DATA BLOCK:

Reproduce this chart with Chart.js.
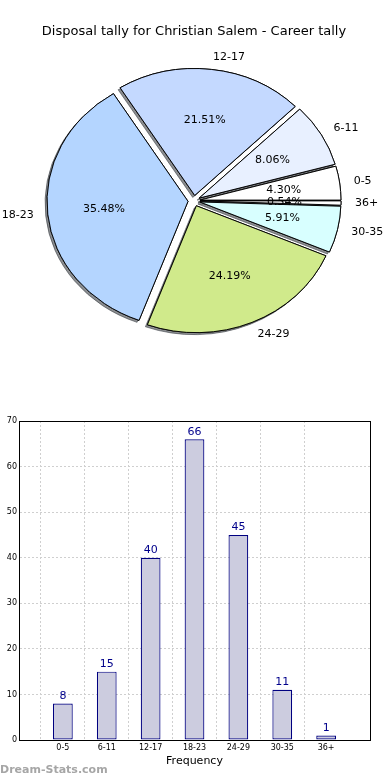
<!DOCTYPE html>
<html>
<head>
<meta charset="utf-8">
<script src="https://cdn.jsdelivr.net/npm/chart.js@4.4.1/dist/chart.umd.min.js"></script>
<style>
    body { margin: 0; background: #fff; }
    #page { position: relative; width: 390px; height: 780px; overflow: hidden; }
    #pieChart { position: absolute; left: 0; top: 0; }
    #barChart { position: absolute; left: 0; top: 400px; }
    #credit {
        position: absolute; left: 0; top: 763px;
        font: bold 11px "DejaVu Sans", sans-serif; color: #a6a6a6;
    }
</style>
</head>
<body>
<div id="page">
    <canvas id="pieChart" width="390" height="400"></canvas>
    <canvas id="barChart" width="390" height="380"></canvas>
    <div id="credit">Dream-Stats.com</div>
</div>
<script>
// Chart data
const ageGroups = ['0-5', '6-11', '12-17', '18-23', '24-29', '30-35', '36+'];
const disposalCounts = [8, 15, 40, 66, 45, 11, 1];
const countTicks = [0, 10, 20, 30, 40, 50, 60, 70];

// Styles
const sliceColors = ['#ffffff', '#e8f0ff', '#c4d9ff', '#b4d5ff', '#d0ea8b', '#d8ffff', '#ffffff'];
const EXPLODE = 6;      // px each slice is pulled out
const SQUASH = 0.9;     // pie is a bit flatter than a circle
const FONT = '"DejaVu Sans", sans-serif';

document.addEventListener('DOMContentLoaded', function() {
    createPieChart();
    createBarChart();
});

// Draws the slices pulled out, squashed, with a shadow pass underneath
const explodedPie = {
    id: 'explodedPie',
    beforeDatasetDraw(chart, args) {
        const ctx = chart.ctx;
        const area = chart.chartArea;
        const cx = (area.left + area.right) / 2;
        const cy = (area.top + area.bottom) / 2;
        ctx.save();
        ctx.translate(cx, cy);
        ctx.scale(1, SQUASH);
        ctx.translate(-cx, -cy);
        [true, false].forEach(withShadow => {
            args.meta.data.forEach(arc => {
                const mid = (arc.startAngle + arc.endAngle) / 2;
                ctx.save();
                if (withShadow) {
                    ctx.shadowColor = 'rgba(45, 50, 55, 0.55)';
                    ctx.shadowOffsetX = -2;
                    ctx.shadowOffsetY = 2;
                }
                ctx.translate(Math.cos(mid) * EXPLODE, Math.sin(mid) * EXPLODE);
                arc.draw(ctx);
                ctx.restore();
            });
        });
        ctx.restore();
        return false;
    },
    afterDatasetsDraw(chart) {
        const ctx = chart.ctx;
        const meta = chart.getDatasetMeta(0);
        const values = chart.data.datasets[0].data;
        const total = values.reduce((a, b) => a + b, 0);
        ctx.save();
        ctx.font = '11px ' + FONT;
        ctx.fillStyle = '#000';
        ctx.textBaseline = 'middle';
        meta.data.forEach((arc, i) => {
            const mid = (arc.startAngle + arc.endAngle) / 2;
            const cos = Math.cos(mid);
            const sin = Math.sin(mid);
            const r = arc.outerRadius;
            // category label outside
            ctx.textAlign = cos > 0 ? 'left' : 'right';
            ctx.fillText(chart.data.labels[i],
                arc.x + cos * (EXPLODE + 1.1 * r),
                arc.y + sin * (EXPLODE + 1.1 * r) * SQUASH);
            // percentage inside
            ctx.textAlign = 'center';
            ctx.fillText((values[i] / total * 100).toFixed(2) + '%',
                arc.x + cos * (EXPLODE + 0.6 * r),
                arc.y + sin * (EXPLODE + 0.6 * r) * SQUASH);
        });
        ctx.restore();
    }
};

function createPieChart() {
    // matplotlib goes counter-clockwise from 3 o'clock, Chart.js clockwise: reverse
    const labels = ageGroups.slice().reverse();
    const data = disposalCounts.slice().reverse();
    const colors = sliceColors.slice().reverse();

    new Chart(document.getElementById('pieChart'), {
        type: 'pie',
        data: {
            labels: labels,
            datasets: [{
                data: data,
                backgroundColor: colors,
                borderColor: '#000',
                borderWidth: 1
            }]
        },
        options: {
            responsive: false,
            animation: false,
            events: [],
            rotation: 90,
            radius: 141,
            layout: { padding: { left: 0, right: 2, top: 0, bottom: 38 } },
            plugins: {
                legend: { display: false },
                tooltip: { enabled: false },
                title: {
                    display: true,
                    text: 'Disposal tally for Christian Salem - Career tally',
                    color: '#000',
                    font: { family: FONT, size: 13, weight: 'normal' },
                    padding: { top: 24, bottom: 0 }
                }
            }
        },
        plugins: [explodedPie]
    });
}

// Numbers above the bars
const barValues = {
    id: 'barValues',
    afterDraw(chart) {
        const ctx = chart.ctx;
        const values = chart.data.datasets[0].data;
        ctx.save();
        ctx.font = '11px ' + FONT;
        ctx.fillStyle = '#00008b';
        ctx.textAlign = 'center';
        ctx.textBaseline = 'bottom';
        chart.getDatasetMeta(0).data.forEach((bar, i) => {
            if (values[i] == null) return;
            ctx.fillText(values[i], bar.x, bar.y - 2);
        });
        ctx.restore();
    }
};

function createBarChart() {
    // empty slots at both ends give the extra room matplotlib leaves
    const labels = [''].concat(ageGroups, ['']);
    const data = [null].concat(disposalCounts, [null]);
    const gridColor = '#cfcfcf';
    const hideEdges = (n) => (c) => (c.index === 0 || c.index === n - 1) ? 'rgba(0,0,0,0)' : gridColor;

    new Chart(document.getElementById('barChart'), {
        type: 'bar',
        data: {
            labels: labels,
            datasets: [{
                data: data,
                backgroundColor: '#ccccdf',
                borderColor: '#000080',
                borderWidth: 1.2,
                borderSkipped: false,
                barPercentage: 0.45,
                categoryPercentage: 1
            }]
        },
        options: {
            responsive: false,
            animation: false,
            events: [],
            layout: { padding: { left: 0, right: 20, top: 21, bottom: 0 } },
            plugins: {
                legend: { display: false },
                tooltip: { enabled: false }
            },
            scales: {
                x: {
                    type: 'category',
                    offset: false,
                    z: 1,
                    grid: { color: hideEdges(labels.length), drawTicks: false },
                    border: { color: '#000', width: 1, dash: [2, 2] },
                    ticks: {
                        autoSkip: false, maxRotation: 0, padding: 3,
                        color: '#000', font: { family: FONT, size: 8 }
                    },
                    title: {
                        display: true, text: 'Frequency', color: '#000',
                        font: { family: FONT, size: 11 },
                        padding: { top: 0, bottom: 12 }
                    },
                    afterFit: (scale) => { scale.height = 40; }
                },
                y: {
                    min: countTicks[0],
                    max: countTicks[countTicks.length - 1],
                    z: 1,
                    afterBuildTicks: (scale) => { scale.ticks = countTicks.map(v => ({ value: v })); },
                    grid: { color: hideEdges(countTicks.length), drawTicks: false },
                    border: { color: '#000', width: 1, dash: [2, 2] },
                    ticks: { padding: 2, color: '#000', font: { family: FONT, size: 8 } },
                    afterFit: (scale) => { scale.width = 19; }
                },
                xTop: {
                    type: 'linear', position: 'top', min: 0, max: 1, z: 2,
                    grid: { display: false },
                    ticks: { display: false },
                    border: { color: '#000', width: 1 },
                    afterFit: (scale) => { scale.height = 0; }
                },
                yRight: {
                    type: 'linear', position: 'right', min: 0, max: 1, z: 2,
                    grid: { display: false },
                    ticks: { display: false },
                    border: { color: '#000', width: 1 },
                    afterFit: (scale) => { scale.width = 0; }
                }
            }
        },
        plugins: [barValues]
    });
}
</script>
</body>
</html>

PROBLEM DESCRIPTION: Print out the material word for word, omitting the pictures.

THE COMPLETED TASK:
Reproduce this chart with Chart.js.
<!DOCTYPE html>
<html>
<head>
<meta charset="utf-8">
<script src="https://cdn.jsdelivr.net/npm/chart.js@4.4.1/dist/chart.umd.min.js"></script>
<style>
    body { margin: 0; background: #fff; }
    #page { position: relative; width: 390px; height: 780px; overflow: hidden; }
    #pieChart { position: absolute; left: 0; top: 0; }
    #barChart { position: absolute; left: 0; top: 400px; }
    #credit {
        position: absolute; left: 0; top: 763px;
        font: bold 11px "DejaVu Sans", sans-serif; color: #a6a6a6;
    }
</style>
</head>
<body>
<div id="page">
    <canvas id="pieChart" width="390" height="400"></canvas>
    <canvas id="barChart" width="390" height="380"></canvas>
    <div id="credit">Dream-Stats.com</div>
</div>
<script>
// Chart data
const ageGroups = ['0-5', '6-11', '12-17', '18-23', '24-29', '30-35', '36+'];
const disposalCounts = [8, 15, 40, 66, 45, 11, 1];
const countTicks = [0, 10, 20, 30, 40, 50, 60, 70];

// Styles
const sliceColors = ['#ffffff', '#e8f0ff', '#c4d9ff', '#b4d5ff', '#d0ea8b', '#d8ffff', '#ffffff'];
const EXPLODE = 6;      // px each slice is pulled out
const SQUASH = 0.9;     // pie is a bit flatter than a circle
const FONT = '"DejaVu Sans", sans-serif';

document.addEventListener('DOMContentLoaded', function() {
    createPieChart();
    createBarChart();
});

// Draws the slices pulled out, squashed, with a shadow pass underneath
const explodedPie = {
    id: 'explodedPie',
    beforeDatasetDraw(chart, args) {
        const ctx = chart.ctx;
        const area = chart.chartArea;
        const cx = (area.left + area.right) / 2;
        const cy = (area.top + area.bottom) / 2;
        ctx.save();
        ctx.translate(cx, cy);
        ctx.scale(1, SQUASH);
        ctx.translate(-cx, -cy);
        [true, false].forEach(withShadow => {
            args.meta.data.forEach(arc => {
                const mid = (arc.startAngle + arc.endAngle) / 2;
                ctx.save();
                if (withShadow) {
                    ctx.shadowColor = 'rgba(45, 50, 55, 0.55)';
                    ctx.shadowOffsetX = -2;
                    ctx.shadowOffsetY = 2;
                }
                ctx.translate(Math.cos(mid) * EXPLODE, Math.sin(mid) * EXPLODE);
                arc.draw(ctx);
                ctx.restore();
            });
        });
        ctx.restore();
        return false;
    },
    afterDatasetsDraw(chart) {
        const ctx = chart.ctx;
        const meta = chart.getDatasetMeta(0);
        const values = chart.data.datasets[0].data;
        const total = values.reduce((a, b) => a + b, 0);
        ctx.save();
        ctx.font = '11px ' + FONT;
        ctx.fillStyle = '#000';
        ctx.textBaseline = 'middle';
        meta.data.forEach((arc, i) => {
            const mid = (arc.startAngle + arc.endAngle) / 2;
            const cos = Math.cos(mid);
            const sin = Math.sin(mid);
            const r = arc.outerRadius;
            // category label outside
            ctx.textAlign = cos > 0 ? 'left' : 'right';
            ctx.fillText(chart.data.labels[i],
                arc.x + cos * (EXPLODE + 1.1 * r),
                arc.y + sin * (EXPLODE + 1.1 * r) * SQUASH);
            // percentage inside
            ctx.textAlign = 'center';
            ctx.fillText((values[i] / total * 100).toFixed(2) + '%',
                arc.x + cos * (EXPLODE + 0.6 * r),
                arc.y + sin * (EXPLODE + 0.6 * r) * SQUASH);
        });
        ctx.restore();
    }
};

function createPieChart() {
    // matplotlib goes counter-clockwise from 3 o'clock, Chart.js clockwise: reverse
    const labels = ageGroups.slice().reverse();
    const data = disposalCounts.slice().reverse();
    const colors = sliceColors.slice().reverse();

    new Chart(document.getElementById('pieChart'), {
        type: 'pie',
        data: {
            labels: labels,
            datasets: [{
                data: data,
                backgroundColor: colors,
                borderColor: '#000',
                borderWidth: 1
            }]
        },
        options: {
            responsive: false,
            animation: false,
            events: [],
            rotation: 90,
            radius: 141,
            layout: { padding: { left: 0, right: 2, top: 0, bottom: 38 } },
            plugins: {
                legend: { display: false },
                tooltip: { enabled: false },
                title: {
                    display: true,
                    text: 'Disposal tally for Christian Salem - Career tally',
                    color: '#000',
                    font: { family: FONT, size: 13, weight: 'normal' },
                    padding: { top: 24, bottom: 0 }
                }
            }
        },
        plugins: [explodedPie]
    });
}

// Numbers above the bars
const barValues = {
    id: 'barValues',
    afterDraw(chart) {
        const ctx = chart.ctx;
        const values = chart.data.datasets[0].data;
        ctx.save();
        ctx.font = '11px ' + FONT;
        ctx.fillStyle = '#00008b';
        ctx.textAlign = 'center';
        ctx.textBaseline = 'bottom';
        chart.getDatasetMeta(0).data.forEach((bar, i) => {
            if (values[i] == null) return;
            ctx.fillText(values[i], bar.x, bar.y - 2);
        });
        ctx.restore();
    }
};

function createBarChart() {
    // empty slots at both ends give the extra room matplotlib leaves
    const labels = [''].concat(ageGroups, ['']);
    const data = [null].concat(disposalCounts, [null]);
    const gridColor = '#cfcfcf';
    const hideEdges = (n) => (c) => (c.index === 0 || c.index === n - 1) ? 'rgba(0,0,0,0)' : gridColor;

    new Chart(document.getElementById('barChart'), {
        type: 'bar',
        data: {
            labels: labels,
            datasets: [{
                data: data,
                backgroundColor: '#ccccdf',
                borderColor: '#000080',
                borderWidth: 1.2,
                borderSkipped: false,
                barPercentage: 0.45,
                categoryPercentage: 1
            }]
        },
        options: {
            responsive: false,
            animation: false,
            events: [],
            layout: { padding: { left: 0, right: 20, top: 21, bottom: 0 } },
            plugins: {
                legend: { display: false },
                tooltip: { enabled: false }
            },
            scales: {
                x: {
                    type: 'category',
                    offset: false,
                    z: 1,
                    grid: { color: hideEdges(labels.length), drawTicks: false },
                    border: { color: '#000', width: 1, dash: [2, 2] },
                    ticks: {
                        autoSkip: false, maxRotation: 0, padding: 3,
                        color: '#000', font: { family: FONT, size: 8 }
                    },
                    title: {
                        display: true, text: 'Frequency', color: '#000',
                        font: { family: FONT, size: 11 },
                        padding: { top: 0, bottom: 12 }
                    },
                    afterFit: (scale) => { scale.height = 40; }
                },
                y: {
                    min: countTicks[0],
                    max: countTicks[countTicks.length - 1],
                    z: 1,
                    afterBuildTicks: (scale) => { scale.ticks = countTicks.map(v => ({ value: v })); },
                    grid: { color: hideEdges(countTicks.length), drawTicks: false },
                    border: { color: '#000', width: 1, dash: [2, 2] },
                    ticks: { padding: 2, color: '#000', font: { family: FONT, size: 8 } },
                    afterFit: (scale) => { scale.width = 19; }
                },
                xTop: {
                    type: 'linear', position: 'top', min: 0, max: 1, z: 2,
                    grid: { display: false },
                    ticks: { display: false },
                    border: { color: '#000', width: 1 },
                    afterFit: (scale) => { scale.height = 0; }
                },
                yRight: {
                    type: 'linear', position: 'right', min: 0, max: 1, z: 2,
                    grid: { display: false },
                    ticks: { display: false },
                    border: { color: '#000', width: 1 },
                    afterFit: (scale) => { scale.width = 0; }
                }
            }
        },
        plugins: [barValues]
    });
}
</script>
</body>
</html>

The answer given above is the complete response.